Exercise objective:
Both boundary lines count: repeat, exactly and alone, the lines from the one containing "Write a web" to the one containing "const toPoints = (ys)", with pictures left out.

Supplied data:
⟨
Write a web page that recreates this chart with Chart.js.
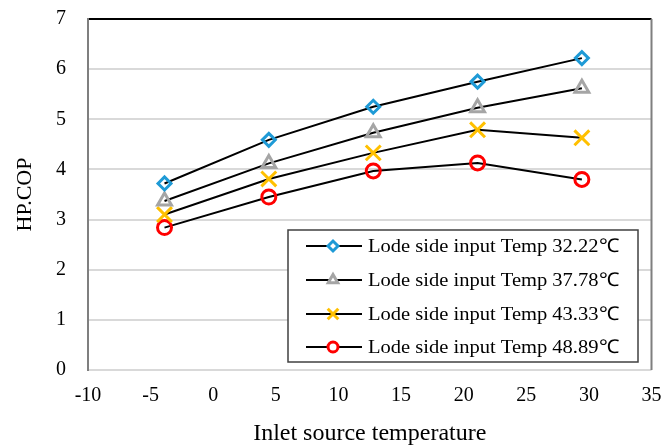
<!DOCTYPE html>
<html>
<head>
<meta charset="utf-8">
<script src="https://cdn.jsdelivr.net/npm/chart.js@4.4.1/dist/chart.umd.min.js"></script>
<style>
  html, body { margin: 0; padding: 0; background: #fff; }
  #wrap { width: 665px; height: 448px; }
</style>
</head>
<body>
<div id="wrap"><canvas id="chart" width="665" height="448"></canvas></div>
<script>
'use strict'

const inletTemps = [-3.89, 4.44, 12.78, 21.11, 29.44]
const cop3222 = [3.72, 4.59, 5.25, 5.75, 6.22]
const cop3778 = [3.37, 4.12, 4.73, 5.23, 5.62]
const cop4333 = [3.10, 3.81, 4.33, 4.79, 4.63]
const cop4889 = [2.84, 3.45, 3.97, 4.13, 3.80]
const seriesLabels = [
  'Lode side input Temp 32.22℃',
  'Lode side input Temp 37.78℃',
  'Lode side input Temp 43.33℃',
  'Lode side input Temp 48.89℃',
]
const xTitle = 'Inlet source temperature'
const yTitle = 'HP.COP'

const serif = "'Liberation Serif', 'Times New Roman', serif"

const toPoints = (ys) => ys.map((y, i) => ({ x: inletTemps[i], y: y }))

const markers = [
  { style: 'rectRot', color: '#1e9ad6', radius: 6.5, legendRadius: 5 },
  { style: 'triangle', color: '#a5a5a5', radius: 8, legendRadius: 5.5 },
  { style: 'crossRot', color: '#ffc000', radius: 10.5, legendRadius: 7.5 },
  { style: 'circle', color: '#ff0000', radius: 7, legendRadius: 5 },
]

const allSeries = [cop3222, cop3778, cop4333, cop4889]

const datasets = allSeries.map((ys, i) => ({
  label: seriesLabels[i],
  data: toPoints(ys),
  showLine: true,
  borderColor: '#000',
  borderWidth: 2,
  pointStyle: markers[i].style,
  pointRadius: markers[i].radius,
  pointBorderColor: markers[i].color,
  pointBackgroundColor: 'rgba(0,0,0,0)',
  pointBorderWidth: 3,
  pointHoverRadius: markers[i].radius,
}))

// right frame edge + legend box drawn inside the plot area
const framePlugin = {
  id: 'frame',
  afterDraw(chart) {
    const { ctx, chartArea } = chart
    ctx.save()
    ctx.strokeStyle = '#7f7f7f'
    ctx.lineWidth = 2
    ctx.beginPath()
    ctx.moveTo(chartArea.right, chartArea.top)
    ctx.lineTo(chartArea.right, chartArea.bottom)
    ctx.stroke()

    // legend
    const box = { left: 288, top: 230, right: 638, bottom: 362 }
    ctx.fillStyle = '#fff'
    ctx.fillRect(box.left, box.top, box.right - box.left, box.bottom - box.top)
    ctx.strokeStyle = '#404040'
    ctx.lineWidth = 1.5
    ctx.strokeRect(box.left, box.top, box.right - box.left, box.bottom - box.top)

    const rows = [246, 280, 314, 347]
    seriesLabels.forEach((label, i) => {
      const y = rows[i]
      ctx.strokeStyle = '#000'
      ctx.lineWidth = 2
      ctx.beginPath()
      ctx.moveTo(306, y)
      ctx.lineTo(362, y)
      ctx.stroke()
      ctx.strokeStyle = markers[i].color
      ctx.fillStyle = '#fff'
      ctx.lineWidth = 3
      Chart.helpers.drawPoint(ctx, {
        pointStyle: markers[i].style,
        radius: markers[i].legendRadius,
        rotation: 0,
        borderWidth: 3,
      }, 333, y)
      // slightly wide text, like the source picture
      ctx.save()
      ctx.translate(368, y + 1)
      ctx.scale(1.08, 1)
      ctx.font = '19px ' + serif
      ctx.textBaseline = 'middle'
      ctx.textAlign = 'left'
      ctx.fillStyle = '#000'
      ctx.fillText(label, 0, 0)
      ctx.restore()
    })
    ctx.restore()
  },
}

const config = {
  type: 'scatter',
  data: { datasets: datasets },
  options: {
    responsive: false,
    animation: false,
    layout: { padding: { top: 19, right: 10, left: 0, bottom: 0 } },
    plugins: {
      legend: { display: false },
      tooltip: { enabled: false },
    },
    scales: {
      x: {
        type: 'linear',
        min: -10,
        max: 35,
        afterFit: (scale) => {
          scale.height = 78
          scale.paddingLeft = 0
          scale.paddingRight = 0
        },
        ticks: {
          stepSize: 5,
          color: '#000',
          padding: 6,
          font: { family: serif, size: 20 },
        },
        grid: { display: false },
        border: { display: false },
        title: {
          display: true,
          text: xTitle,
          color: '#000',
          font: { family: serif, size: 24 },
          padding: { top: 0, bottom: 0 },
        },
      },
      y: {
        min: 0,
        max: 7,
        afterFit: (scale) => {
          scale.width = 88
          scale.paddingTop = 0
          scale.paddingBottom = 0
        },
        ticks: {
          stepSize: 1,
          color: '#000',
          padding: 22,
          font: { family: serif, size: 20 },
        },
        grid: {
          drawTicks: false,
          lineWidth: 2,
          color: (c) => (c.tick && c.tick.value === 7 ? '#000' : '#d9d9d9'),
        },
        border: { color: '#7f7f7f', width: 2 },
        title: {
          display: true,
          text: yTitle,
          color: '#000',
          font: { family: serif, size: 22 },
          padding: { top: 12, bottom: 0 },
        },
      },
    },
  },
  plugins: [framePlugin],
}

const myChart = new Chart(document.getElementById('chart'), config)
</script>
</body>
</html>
⟩
⟨
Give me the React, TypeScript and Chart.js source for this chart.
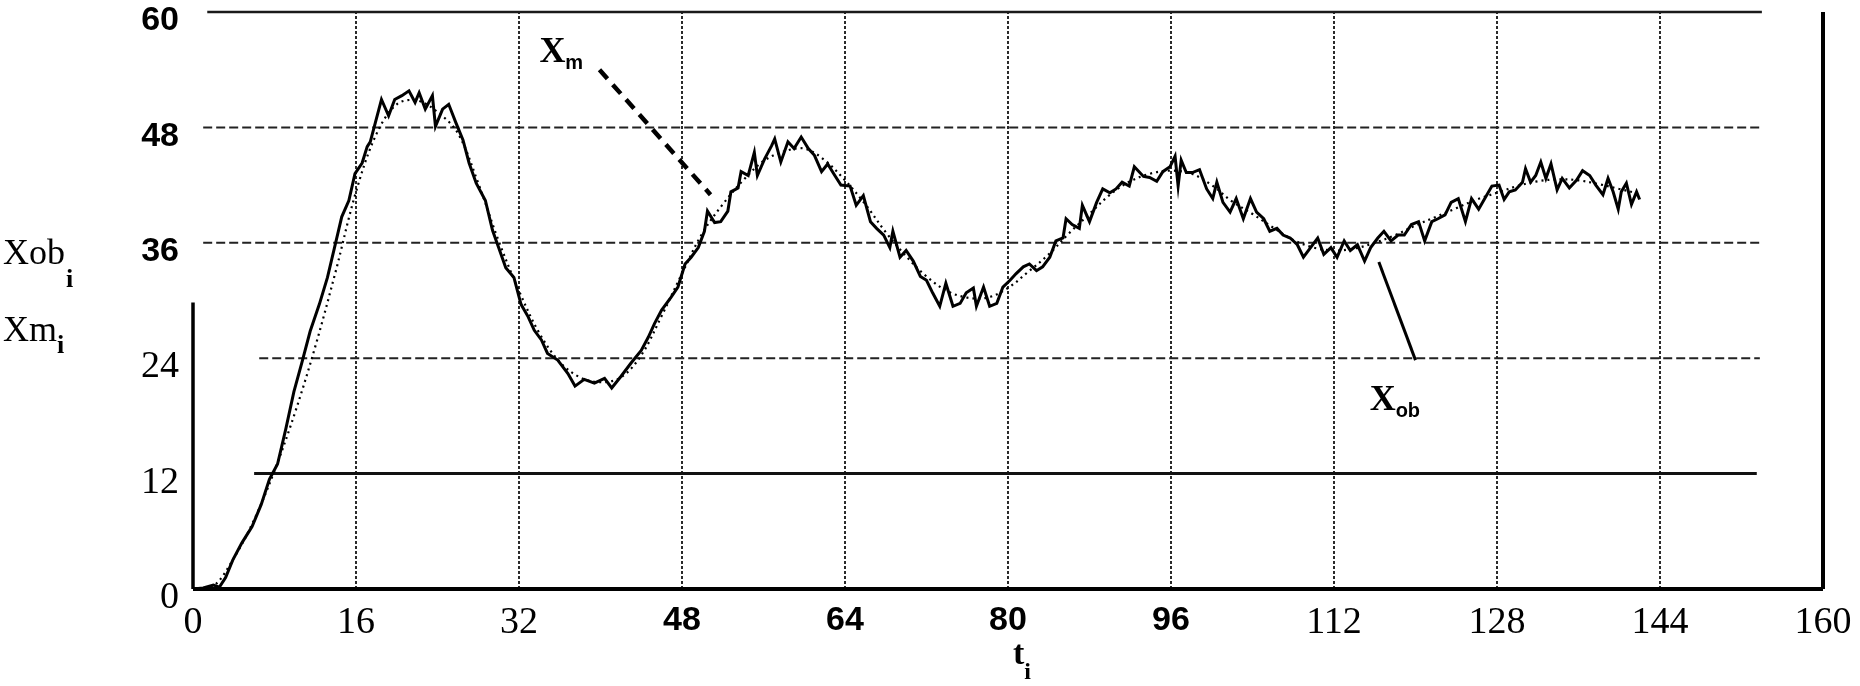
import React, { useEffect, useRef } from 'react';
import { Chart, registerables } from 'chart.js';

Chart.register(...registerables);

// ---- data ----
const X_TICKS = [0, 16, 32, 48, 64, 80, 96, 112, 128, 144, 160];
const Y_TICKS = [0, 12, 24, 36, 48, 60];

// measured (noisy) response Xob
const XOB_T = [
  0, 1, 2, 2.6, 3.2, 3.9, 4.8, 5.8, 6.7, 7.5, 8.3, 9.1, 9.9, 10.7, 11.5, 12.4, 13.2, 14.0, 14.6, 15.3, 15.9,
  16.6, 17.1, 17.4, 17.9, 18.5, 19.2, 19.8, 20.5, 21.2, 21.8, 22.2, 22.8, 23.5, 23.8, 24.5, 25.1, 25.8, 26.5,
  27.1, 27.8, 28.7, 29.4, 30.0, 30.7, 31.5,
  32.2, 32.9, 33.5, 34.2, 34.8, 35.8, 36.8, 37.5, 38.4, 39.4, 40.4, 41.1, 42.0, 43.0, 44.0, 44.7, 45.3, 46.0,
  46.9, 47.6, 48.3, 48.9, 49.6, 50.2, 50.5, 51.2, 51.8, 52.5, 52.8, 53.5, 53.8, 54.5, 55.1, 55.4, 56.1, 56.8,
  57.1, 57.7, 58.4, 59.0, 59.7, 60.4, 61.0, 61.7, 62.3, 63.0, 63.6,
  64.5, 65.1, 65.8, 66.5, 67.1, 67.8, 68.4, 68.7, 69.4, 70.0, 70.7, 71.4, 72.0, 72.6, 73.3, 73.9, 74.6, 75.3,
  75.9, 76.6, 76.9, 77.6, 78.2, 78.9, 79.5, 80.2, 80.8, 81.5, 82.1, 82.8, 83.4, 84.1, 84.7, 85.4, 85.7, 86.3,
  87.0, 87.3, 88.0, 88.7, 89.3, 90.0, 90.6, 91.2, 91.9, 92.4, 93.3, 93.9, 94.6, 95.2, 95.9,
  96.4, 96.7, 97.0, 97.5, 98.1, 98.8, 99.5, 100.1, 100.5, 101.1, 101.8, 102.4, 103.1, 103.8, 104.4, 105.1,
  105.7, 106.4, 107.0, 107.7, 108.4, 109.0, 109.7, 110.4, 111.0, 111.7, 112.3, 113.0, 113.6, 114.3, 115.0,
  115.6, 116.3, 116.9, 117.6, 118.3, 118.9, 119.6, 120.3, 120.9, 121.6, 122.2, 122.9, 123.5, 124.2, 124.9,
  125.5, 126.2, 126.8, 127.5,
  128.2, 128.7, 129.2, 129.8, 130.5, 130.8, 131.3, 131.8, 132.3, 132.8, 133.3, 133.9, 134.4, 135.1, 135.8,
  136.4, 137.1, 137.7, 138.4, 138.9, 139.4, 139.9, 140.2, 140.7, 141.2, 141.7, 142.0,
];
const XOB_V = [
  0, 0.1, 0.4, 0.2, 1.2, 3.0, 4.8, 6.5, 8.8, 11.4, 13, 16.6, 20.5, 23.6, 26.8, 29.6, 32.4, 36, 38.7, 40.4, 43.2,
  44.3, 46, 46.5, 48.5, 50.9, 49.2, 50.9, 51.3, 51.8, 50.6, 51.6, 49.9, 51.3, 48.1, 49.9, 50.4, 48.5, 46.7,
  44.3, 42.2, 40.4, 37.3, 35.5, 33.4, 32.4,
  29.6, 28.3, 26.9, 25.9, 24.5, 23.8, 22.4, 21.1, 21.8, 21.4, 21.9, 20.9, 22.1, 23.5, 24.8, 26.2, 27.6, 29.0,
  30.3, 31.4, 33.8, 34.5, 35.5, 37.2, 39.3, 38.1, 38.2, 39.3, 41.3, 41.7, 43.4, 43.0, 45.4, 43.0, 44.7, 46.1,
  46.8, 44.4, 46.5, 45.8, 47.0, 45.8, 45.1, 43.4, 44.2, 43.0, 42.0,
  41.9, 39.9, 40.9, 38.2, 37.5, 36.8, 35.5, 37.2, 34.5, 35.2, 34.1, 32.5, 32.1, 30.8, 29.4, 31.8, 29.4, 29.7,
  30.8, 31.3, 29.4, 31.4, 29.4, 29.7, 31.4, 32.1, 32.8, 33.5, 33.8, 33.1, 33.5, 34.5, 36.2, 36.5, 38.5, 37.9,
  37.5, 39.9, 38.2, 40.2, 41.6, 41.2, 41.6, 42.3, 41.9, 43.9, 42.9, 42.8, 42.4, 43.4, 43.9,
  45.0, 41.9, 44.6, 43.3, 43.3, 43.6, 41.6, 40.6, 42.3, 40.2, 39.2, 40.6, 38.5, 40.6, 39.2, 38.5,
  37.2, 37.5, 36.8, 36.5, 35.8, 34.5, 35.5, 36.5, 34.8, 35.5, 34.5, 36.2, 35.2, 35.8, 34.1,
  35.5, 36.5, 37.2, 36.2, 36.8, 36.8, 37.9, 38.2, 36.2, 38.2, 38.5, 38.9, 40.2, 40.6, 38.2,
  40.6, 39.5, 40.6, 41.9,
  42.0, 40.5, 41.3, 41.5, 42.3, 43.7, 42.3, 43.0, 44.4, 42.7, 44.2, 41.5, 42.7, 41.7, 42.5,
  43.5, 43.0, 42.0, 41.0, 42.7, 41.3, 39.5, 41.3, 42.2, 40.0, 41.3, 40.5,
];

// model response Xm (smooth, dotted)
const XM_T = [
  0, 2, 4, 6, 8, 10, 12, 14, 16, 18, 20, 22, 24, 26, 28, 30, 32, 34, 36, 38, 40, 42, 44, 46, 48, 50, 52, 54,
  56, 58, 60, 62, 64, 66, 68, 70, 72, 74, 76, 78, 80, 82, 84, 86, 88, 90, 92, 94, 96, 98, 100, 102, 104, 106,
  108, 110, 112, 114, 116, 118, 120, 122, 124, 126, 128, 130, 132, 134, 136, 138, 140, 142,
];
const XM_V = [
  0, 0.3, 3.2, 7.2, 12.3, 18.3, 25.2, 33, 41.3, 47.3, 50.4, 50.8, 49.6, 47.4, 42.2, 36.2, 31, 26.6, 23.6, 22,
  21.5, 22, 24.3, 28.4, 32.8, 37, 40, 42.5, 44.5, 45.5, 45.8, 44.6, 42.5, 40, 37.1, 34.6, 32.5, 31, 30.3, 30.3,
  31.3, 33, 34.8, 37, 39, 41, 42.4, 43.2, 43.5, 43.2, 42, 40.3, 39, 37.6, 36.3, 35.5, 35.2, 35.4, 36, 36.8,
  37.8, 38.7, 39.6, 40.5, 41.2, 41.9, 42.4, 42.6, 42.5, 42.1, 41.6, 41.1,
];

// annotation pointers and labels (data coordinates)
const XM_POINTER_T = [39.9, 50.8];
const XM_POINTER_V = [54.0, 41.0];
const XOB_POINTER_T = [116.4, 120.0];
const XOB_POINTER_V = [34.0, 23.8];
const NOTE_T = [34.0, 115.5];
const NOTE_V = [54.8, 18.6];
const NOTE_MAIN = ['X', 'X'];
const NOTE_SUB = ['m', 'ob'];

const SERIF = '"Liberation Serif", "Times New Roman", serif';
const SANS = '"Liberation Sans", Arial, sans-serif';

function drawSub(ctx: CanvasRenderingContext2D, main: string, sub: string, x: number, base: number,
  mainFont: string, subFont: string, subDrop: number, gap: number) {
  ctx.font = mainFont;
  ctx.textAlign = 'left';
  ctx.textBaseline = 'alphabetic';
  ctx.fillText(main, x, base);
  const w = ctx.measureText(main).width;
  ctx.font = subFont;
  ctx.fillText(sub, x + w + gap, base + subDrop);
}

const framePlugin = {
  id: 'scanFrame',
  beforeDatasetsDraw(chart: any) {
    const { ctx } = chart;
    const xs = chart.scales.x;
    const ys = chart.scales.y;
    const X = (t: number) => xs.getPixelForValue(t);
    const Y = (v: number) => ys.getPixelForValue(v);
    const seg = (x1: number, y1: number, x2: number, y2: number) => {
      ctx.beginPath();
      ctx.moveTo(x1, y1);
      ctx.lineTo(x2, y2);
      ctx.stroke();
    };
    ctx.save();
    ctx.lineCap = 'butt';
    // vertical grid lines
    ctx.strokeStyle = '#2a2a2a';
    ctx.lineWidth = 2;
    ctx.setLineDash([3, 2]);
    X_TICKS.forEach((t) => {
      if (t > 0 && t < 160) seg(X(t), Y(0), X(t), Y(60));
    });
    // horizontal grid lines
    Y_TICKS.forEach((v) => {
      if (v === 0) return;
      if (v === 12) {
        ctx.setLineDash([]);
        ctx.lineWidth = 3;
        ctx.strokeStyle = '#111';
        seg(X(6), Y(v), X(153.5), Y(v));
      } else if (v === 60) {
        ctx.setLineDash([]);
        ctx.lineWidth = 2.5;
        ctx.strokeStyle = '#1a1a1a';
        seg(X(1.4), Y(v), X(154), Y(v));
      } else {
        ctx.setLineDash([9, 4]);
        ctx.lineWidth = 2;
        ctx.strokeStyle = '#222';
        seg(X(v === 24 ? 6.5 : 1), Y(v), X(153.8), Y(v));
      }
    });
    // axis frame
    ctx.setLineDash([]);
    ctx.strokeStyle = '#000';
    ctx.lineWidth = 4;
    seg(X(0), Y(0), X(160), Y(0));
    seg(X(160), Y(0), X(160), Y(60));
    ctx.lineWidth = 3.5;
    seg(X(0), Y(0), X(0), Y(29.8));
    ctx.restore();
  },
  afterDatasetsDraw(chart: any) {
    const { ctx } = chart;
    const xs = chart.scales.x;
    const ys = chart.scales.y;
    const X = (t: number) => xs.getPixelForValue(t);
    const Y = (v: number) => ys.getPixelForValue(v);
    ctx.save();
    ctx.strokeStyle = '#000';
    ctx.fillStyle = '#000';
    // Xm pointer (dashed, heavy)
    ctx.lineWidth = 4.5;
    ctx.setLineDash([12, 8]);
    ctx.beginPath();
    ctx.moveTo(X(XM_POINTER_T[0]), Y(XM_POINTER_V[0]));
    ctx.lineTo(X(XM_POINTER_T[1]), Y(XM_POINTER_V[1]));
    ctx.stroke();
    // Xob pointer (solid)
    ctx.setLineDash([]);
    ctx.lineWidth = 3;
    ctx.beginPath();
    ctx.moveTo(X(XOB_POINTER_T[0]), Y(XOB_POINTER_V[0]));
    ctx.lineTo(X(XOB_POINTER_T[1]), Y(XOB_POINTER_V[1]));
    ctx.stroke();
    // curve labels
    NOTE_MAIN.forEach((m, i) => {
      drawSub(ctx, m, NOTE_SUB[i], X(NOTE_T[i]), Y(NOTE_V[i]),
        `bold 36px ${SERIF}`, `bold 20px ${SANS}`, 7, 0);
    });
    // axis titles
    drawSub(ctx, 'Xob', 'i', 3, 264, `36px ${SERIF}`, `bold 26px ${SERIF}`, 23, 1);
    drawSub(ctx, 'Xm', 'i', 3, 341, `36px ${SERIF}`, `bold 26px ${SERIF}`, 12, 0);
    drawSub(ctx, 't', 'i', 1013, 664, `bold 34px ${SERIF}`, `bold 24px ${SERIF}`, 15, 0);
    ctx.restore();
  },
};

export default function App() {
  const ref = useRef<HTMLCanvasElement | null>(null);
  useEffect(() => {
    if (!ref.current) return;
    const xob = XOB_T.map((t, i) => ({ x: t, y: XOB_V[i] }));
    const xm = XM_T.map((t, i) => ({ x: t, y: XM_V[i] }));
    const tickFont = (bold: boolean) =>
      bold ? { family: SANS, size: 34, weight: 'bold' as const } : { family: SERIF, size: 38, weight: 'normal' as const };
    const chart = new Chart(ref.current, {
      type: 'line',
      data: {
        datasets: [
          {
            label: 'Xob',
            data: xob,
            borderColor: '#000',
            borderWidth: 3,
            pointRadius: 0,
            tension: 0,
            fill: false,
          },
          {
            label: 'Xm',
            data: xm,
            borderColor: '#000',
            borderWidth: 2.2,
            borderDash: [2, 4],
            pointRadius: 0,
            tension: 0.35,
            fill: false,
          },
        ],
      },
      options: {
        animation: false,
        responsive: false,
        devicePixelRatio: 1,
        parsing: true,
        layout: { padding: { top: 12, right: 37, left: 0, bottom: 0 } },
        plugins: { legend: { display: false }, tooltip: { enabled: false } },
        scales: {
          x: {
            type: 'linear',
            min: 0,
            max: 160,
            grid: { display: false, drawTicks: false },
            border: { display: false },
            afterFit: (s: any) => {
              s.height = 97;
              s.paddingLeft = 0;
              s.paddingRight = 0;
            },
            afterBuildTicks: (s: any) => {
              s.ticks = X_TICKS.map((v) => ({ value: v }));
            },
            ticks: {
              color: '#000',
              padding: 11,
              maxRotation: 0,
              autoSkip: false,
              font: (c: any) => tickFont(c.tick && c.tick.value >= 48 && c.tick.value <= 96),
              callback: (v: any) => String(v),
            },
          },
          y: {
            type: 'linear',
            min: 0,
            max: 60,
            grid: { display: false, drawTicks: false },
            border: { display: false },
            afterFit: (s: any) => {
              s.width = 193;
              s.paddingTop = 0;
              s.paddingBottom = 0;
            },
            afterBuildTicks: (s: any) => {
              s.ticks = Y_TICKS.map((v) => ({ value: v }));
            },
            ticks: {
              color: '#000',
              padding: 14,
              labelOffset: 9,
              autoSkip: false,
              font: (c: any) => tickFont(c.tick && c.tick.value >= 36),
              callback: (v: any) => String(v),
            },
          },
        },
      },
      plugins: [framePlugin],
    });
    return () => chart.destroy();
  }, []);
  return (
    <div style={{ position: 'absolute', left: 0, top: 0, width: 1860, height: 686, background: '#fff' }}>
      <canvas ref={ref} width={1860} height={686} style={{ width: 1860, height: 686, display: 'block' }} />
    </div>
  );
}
⟩
⟨
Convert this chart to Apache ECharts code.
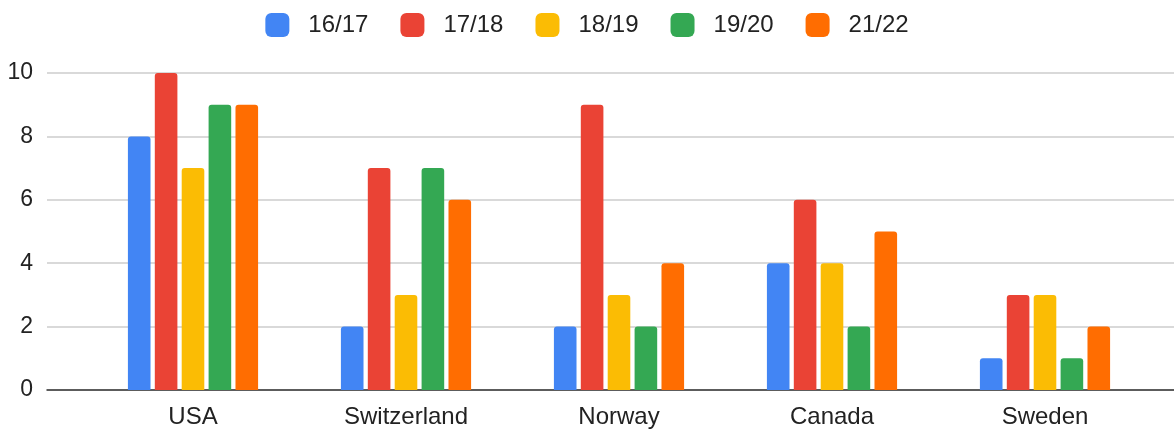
⟩
In response:
Write a web page that recreates this chart with Chart.js.
<!DOCTYPE html>
<html>
<head>
<meta charset="utf-8">
<script src="https://cdn.jsdelivr.net/npm/chart.js@4.4.1/dist/chart.umd.min.js"></script>
<style>
  html, body { margin: 0; padding: 0; background: #fff; }
  #wrap { width: 665px; height: 448px; }
</style>
</head>
<body>
<div id="wrap"><canvas id="chart" width="665" height="448"></canvas></div>
<script>
'use strict'

const inletTemps = [-3.89, 4.44, 12.78, 21.11, 29.44]
const cop3222 = [3.72, 4.59, 5.25, 5.75, 6.22]
const cop3778 = [3.37, 4.12, 4.73, 5.23, 5.62]
const cop4333 = [3.10, 3.81, 4.33, 4.79, 4.63]
const cop4889 = [2.84, 3.45, 3.97, 4.13, 3.80]
const seriesLabels = [
  'Lode side input Temp 32.22℃',
  'Lode side input Temp 37.78℃',
  'Lode side input Temp 43.33℃',
  'Lode side input Temp 48.89℃',
]
const xTitle = 'Inlet source temperature'
const yTitle = 'HP.COP'

const serif = "'Liberation Serif', 'Times New Roman', serif"

const toPoints = (ys) => ys.map((y, i) => ({ x: inletTemps[i], y: y }))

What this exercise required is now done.